BFI London Film Festival 2014 Reviews: No Man's Land + Electric Boogaloo

on Saturday, October 25, 2014
Words: Maxamillian John

'No Man’s Land'

The producers of 'No Man’s Land' openly noise about the film’s Wild West roots and its 'Mad Max' visuals, but thankfully it’s a lot more fun than that. Design aside, Ning Hao’s movie runs more like a French farce, with events of increasing coincidence and physicality bringing a character to their knees.

Xu Zheng plays one of the most smug lawyers ever committed to film, a bigshot from the city hired by a falcon poacher to defend his murder of a policeman. In a small town past the Gobi desert, the lawyer gets him off the hook, but has to take the poacher’s car as collateral. The poacher gets his partner in crime to chase Zheng through the desert and kill him. Along the way, Zheng is bullied by two workmen in a truck and accidentally over-retaliates by setting their truck on fire.

There follows two hours of progressive absurdity, leading to a full gun-toting showdown. The spiteful coincidences are written plausibly for a film with so much other weirdness in it, and while it’s populated with outlandish characters, they only become that way under the strain of frustration. Yu Nan is particularly funny as the dancer that Zheng inadvertently ends up trying to protect, a woman hyper-aware of being in over her head.

It’s taken a long time for 'No Man’s Land' to get to us. Censorship issues in China delayed the release of footage that was originally shot in 2009, and it took a further year to get from the Berlin festival to London. But it’s admirable that rather moving to somewhere like Hong Kong where he could make movies free from political restraint, Hao refuses to abandon his home to censorship and continues to challenge the traditional Chinese movie industry with such funny and dark features.


'Electric Boogaloo: The Wild, Untold Story Of Cannon Films'

'Electric Boogaloo' is a documentary about movies - which is really the only way to discuss the history or technique of cinema effectively. 'Mark Cousins’ The Story Of Film', while an entertaining and informative book, was never so clear and evocative as when he turned it into a documentary series. How do you talk specifically about a film if you can’t show something from the film?

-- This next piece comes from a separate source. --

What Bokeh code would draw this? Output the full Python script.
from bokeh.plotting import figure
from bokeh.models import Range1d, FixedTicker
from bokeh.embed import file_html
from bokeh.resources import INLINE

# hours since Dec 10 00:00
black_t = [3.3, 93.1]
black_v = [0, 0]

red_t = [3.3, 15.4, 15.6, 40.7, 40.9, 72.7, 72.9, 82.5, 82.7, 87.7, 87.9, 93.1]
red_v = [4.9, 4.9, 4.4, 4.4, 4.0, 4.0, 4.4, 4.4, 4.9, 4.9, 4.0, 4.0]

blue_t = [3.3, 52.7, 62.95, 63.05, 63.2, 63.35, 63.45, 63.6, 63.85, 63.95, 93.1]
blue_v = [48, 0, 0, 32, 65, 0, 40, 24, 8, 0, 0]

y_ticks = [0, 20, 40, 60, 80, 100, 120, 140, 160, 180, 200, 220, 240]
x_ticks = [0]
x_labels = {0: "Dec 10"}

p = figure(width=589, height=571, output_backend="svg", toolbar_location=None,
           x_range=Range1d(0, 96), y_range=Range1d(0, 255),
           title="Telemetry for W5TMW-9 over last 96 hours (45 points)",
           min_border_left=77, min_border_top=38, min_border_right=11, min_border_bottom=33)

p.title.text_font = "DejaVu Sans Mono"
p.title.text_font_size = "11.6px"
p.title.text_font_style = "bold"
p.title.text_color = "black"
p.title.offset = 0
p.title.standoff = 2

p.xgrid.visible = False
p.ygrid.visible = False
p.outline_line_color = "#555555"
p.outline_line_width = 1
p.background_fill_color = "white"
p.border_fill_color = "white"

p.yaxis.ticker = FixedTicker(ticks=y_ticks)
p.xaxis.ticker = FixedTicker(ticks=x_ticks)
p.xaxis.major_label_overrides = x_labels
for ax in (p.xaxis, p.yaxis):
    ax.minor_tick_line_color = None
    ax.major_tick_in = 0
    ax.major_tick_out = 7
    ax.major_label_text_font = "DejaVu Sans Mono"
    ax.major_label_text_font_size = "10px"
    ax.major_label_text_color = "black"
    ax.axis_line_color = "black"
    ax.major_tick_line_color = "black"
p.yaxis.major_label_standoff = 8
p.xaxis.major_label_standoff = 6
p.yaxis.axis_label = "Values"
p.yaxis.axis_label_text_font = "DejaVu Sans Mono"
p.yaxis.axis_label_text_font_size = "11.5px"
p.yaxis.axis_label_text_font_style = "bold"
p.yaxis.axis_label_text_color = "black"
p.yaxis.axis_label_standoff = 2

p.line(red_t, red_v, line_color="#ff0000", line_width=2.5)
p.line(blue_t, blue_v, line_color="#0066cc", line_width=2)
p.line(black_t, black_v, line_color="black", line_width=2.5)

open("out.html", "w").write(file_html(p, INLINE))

Mark Hartley directs a history of The Cannon Group, a small, practically penniless studio bought out by Menahem Golan, a prolific Israeli director, and his cousin and film producer Yoram Globus. They applied their ‘anything goes’ production style and fanaticism to the American scene, turning out a staggering number of B-movies throughout the 80s before attempting a move into the mainstream in the early 90s. Although they were something of a running industry joke at the time, Cannon came to define the hammy 80s films that echo in the hearts of a minority of adults today, including me. Movies like 'Lifeforce', 'Masters Of The Universe', and the 'Death Wish' sequels are all really, really awful, but if they caught you at the right time when you were a kid you would love them all the same.

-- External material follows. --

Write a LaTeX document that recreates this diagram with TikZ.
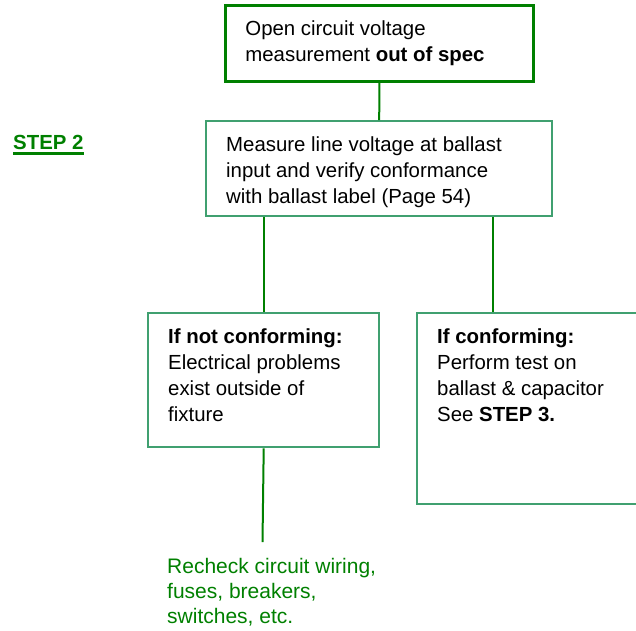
\documentclass[tikz,border=0pt]{standalone}
\usepackage{fontspec}
\setmainfont{Liberation Sans}
\usepackage{tikz}

\definecolor{linegreen}{RGB}{0,128,0}
\definecolor{boxgreen}{RGB}{64,160,112}

\newcommand{\boxlines}[3]{\parbox[c][#2pt][t]{#1pt}{\leftskip=20pt\vspace*{12.3pt}\strut#3}}

\begin{document}
\begin{tikzpicture}
  [x=1pt,y=-1pt,
   every node/.style={inner sep=0pt,font=\fontsize{20.4}{26}\selectfont},
   box/.style={draw=boxgreen,line width=2.4pt,anchor=north west},
   wire/.style={draw=linegreen,line width=2pt}]
  \useasboundingbox (0,0) rectangle (636,630);
  \clip (0,0) rectangle (636,630);

  \node[box,draw=linegreen,line width=2.8pt] (open) at (224,4)
    {\boxlines{308}{76}{Open circuit voltage\\measurement \textbf{out of spec}}};
  \node[box] (measure) at (205,120)
    {\boxlines{346}{95}{Measure line voltage at ballast\\input and verify conformance\\with ballast label (Page 54)}};
  \node[box] (notconf) at (147,312)
    {\boxlines{231}{134}{\textbf{If not conforming:}\\Electrical problems\\exist outside of\\fixture}};
  \node[box] (conf) at (416,312)
    {\boxlines{284}{191}{\textbf{If conforming:}\\Perform test on\\ballast \& capacitor\\See \textbf{STEP 3.}}};

  \node[text=linegreen,font=\fontsize{20.4}{26}\selectfont\bfseries,anchor=base west] (step) at (13,149) {STEP 2};
  \node[text=linegreen,font=\fontsize{21}{25}\selectfont,anchor=north west] (recheck) at (167,555.5)
    {\parbox[t]{240pt}{\strut Recheck circuit wiring,\\fuses, breakers,\\switches, etc.}};

  \coordinate (rtap) at (493,312);
  \coordinate (wireend) at (262.5,542);

  \draw[linegreen,line width=2.5pt] ([yshift=-4.5pt]step.base west) -- ([yshift=-4.5pt]step.base east);

  \draw[wire] (open.south) -- (measure.north);
  \draw[wire] (measure.south -| notconf.north) -- (notconf.north);
  \draw[wire] (measure.south -| rtap) -- (rtap);
  \draw[wire] (notconf.south) -- (wireend);

\end{tikzpicture}
\end{document}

Aside from the cultural influence, Cannon also coloured the business practises of Hollywood. Golan and Globus were notorious for turning up at international festivals in a huge show of wealth and ceremony, then selling distribution rights to companies based solely on the posters of movies that hadn’t been written yet. Golan would sometimes make up a plot on the fly while looking at the poster during these meetings, and distribution companies would buy the rights on the strength of his salesmanship. This allowed Cannon to use the money to retroactively churn the film out and deliver it. Ultimately, and predictably, the same financial overreaching that made the studio also wrecked it.

Hartley’s history seems to have been filmed with the pace of a Cannon movie in mind - there are no moments when the backing soundtrack lets up, talking heads aren’t enough, they have to cut between them fast and regularly, and often clips play inserted beside the interviews. The content is present, but not structured in a way that easily locates the viewer in the arc of Cannon’s history - we’re presented with a string of production stories that are all interesting, but they don’t often elucidate the bigger picture. There’s no sense that the people involved in Cannon were progressing or changing, although maybe the criticism is unfair because by all accounts they may not have changed still.

Among the hyperactive repetition, glorification and mythologisation, however, we see a vibrant portrait of two men who had absolutely no idea what they were doing. They didn’t know which movies were going to work and which weren’t, but they produced so much so fast that some of them inevitably made a dent in the public consciousness. The studio became half the spectacle, much in the same way as their contemporaries at Troma, or Platinum Dunes today. 'Electric Boogaloo' is a very entertaining slice of movie history, but the emphasis is much more on the entertainment than the history. As I guess it should be.


'No Man's Land' and 'Electric Boogaloo: The Wild, Untold Story Of Cannon Films' screened at the 58th BFI London Film Festival.